One of the American Revolution’s more obscure figures to have left a good record is the memorably named Harbottle Dorr, a merchant and selectman of colonial Boston with a gift for political diatribes. (For more information, see Bernard Bailyn’s classic essay on Dorr, collected in Faces of Revolution; an earlier version is archived on JSTOR.) His lasting legacy is the 3,280-page “Index and Commentaries of Harbottle Dorr”—-a kind of proto-blog in which he assembled, indexed, and marked up decades of newspapers and assorted print materials.
Like most Boston residents, Harbottle Dorr was deeply upset by what became known as the “Horrid Massacre” of May 1770, in which British soldiers stationed in Boston fired on a crowd of civilians. Here, Bernard Bailyn records Dorr’s reaction to an editorial Samuel Adams wrote about the eventual trial and acquittal of the soldiers:
Power, “especially in times of corruption, makes men wanton; … it intoxicates the mind; and unless those with whom it is entrusted are carefully watched, such is the weakness or the perverseness of human nature, they will be apt to domineer over the people, instead of governing them according to the known laws of the state.”
Dorr marked the passage, and wrote beneath it: “This is orthodox, and is my political creed.”
The use of armed troops as a police force in peacetime—an even more severe form of what colonists called a “standing army”—had now done worse than compete for jobs and take up space. It had proved fatal to life and destructive of liberty. There was no other way for a steadfast “Son of Liberty” to see it, no matter what had happened before the soldiers fired.
What Bailyn does not say, and perhaps missed, is that Harbottle Dorr was called to be a jury member for the trial of the soldiers involved. The enlisted men were accused of murdering five colonists, for which the punishment would have been death. John Adams, the defense lawyer, successfully argued the jury down to a conviction of manslaughter for two of the soldiers, and then reduced their sentence from death to thumb-branding. (Adams managed to reduce the sentence by proving that the men could read the Bible, invoking the now-defunct benefit of clergy.)
As in modern times, people got out of jury duty. The trial of the soldiers involved in the Massacre was a huge event, politically charged and controversial. Sentencing British soldiers to death could have brought harsh retaliation from Parliament—not to mention the other troops quartered in Boston Harbor—and would have alienated political moderates in the city. In stepping up to defend the killers, John Adams and Josiah Quincy went against the inclinations of radicals like Dorr, who would likely have demanded the death penalty. Harbottle Dorr was “excused for cause” from serving on the jury, which means that some member of the court thought he wouldn’t contribute to a fair trial.
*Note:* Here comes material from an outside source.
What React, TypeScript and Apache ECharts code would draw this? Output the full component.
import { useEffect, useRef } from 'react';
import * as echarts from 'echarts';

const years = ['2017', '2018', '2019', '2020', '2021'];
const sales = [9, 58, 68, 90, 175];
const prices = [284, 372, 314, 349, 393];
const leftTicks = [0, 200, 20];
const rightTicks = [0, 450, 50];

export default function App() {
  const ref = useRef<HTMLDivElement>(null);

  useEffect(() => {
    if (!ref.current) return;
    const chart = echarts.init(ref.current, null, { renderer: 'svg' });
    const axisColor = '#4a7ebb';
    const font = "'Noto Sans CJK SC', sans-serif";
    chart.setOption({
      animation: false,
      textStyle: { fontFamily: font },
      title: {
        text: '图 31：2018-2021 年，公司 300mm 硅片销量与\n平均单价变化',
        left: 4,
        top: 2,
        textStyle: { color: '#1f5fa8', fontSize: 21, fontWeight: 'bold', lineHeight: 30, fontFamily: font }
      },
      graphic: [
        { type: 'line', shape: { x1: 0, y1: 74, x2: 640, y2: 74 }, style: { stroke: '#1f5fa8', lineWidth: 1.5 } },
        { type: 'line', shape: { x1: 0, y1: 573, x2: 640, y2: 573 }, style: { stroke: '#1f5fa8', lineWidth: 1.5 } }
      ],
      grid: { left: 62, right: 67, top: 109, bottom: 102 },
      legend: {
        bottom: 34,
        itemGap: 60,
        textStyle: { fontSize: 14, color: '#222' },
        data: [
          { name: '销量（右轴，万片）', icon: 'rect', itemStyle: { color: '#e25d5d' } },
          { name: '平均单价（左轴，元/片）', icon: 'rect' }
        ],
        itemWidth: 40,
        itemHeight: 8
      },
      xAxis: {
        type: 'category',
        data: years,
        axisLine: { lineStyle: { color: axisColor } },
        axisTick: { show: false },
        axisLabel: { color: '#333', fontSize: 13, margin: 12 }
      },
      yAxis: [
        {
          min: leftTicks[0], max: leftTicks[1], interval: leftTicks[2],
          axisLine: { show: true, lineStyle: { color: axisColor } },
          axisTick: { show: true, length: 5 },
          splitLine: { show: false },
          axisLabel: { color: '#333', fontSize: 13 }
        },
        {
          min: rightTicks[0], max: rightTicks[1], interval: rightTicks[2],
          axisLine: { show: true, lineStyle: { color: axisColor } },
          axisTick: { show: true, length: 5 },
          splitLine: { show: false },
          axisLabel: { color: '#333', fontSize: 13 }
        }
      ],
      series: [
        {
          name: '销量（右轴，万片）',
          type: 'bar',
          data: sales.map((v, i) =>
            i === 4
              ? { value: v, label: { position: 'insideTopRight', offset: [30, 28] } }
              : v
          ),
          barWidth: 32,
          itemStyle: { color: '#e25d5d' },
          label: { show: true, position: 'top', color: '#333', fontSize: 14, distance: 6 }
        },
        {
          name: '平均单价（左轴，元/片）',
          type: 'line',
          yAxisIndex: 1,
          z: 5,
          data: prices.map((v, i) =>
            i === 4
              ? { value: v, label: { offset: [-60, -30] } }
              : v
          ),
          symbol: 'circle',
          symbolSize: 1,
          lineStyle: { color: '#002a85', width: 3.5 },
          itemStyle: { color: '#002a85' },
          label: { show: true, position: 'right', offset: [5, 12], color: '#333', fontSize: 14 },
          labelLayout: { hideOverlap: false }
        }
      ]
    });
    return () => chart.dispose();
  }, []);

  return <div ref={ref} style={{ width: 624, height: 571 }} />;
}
Hiller Zobel mentions this decision briefly in his The Boston Massacre:
But other [jurors] were challenged: … Harbottle Dorr, an avid Son of Liberty, who saved all the issues of the Gazette and carefully annotated them, attributing all the anonymous articles and cross-referencing the various propaganda strokes… Only nine jurors, not one of them from Boston, had been duly seated when the pool of eligibles ran dry.
Harbottle Dorr, like many politically active Bostonians, would have wanted to get in on this event. He was no doubt frustrated to leave without influencing the outcome of the case. Perhaps, reading Samuel Adams’ later editorial about “the weakness or the perverseness of human nature” leading to abuses of power, he endorsed it with thoughts of the officials who had sent him home in their quest for a fair trial.